→ TASK DESCRIPTION
Starting at the first line of the data, please print exactly those lines through the one that holds "const FONT = 25.5, SPACING = 0.5;", omitting every picture.

→ GIVEN MATERIAL
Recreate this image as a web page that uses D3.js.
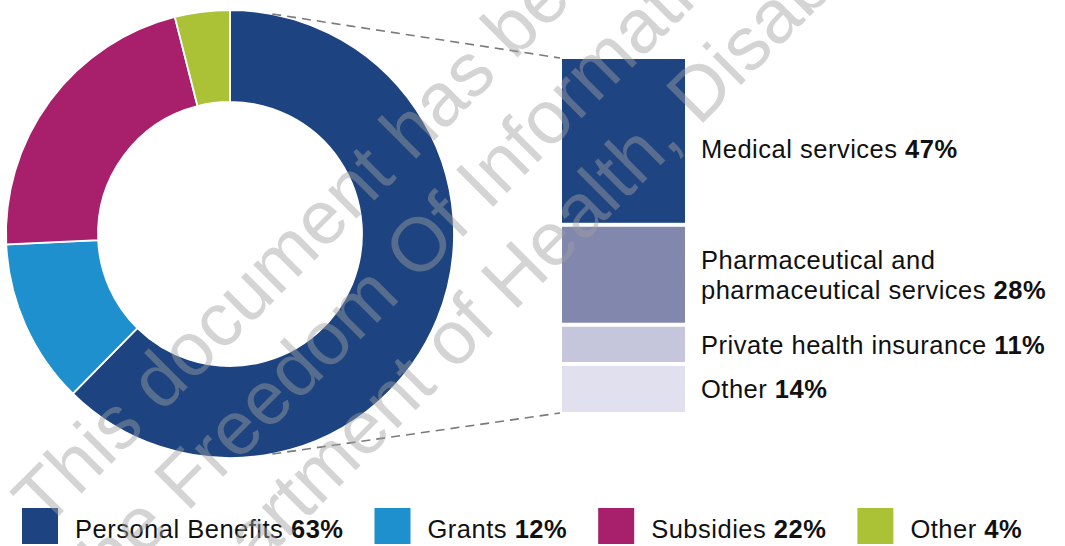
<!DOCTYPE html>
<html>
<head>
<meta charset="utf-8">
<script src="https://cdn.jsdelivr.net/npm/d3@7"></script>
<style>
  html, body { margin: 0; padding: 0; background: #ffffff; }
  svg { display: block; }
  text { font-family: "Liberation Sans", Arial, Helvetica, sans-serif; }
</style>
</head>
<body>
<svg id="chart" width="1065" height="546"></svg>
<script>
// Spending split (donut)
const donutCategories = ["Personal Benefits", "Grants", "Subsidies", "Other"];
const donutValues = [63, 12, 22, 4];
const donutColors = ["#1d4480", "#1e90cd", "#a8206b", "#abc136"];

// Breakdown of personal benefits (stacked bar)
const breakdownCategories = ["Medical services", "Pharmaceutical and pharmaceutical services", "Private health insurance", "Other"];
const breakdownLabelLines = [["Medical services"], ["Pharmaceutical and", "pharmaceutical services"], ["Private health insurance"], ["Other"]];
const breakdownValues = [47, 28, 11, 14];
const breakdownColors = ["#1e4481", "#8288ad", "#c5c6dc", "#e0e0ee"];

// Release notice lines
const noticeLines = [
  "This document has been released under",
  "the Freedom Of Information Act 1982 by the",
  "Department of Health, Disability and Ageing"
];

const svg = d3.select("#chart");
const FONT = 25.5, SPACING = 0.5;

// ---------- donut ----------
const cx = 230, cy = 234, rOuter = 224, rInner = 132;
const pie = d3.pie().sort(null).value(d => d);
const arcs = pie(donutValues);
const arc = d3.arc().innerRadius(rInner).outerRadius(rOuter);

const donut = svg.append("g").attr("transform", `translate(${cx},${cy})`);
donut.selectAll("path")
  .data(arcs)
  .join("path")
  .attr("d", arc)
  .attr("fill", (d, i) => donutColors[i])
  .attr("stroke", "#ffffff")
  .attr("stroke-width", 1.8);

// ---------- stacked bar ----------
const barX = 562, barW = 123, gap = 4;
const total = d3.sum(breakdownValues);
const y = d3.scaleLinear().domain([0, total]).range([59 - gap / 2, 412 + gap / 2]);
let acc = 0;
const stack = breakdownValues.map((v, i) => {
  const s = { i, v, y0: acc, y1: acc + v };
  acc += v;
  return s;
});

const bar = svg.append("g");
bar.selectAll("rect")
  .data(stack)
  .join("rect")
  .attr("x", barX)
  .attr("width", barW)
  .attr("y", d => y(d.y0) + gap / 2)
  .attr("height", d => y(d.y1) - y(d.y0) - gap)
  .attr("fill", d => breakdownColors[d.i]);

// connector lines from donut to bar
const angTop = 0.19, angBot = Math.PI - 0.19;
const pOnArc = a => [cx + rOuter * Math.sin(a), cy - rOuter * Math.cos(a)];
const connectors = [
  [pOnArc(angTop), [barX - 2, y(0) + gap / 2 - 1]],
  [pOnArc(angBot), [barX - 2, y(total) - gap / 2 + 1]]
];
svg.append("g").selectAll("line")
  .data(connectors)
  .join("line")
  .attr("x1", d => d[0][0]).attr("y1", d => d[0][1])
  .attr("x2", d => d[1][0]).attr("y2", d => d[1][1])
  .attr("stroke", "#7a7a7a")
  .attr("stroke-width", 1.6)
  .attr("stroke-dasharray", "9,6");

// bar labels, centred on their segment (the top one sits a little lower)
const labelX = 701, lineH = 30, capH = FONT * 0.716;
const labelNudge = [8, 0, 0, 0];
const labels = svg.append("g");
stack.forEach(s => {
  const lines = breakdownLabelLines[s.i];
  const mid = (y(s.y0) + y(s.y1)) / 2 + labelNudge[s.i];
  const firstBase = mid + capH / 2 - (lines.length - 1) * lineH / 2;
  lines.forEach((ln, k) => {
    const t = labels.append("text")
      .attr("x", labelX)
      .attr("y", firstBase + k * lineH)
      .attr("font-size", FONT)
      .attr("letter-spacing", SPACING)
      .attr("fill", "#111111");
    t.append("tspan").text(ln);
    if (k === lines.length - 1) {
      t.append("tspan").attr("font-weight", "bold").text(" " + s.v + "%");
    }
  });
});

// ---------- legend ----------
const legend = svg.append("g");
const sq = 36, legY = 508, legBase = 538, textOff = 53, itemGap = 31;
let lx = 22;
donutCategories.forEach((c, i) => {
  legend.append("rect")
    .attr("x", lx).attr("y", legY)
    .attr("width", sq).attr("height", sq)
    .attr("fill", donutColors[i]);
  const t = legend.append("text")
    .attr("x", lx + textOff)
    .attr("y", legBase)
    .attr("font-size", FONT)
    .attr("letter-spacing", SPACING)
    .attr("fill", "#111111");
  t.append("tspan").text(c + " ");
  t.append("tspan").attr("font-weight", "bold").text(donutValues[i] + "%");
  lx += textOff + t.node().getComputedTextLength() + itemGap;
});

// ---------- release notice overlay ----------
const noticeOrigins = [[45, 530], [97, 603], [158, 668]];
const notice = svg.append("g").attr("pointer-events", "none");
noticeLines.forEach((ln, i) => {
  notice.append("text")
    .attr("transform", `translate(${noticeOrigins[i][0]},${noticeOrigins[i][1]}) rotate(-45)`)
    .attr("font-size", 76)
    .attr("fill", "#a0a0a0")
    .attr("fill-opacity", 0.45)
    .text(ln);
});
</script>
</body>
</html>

→ WRITTEN ANSWER
Recreate this image as a web page that uses D3.js.
<!DOCTYPE html>
<html>
<head>
<meta charset="utf-8">
<script src="https://cdn.jsdelivr.net/npm/d3@7"></script>
<style>
  html, body { margin: 0; padding: 0; background: #ffffff; }
  svg { display: block; }
  text { font-family: "Liberation Sans", Arial, Helvetica, sans-serif; }
</style>
</head>
<body>
<svg id="chart" width="1065" height="546"></svg>
<script>
// Spending split (donut)
const donutCategories = ["Personal Benefits", "Grants", "Subsidies", "Other"];
const donutValues = [63, 12, 22, 4];
const donutColors = ["#1d4480", "#1e90cd", "#a8206b", "#abc136"];

// Breakdown of personal benefits (stacked bar)
const breakdownCategories = ["Medical services", "Pharmaceutical and pharmaceutical services", "Private health insurance", "Other"];
const breakdownLabelLines = [["Medical services"], ["Pharmaceutical and", "pharmaceutical services"], ["Private health insurance"], ["Other"]];
const breakdownValues = [47, 28, 11, 14];
const breakdownColors = ["#1e4481", "#8288ad", "#c5c6dc", "#e0e0ee"];

// Release notice lines
const noticeLines = [
  "This document has been released under",
  "the Freedom Of Information Act 1982 by the",
  "Department of Health, Disability and Ageing"
];

const svg = d3.select("#chart");
const FONT = 25.5, SPACING = 0.5;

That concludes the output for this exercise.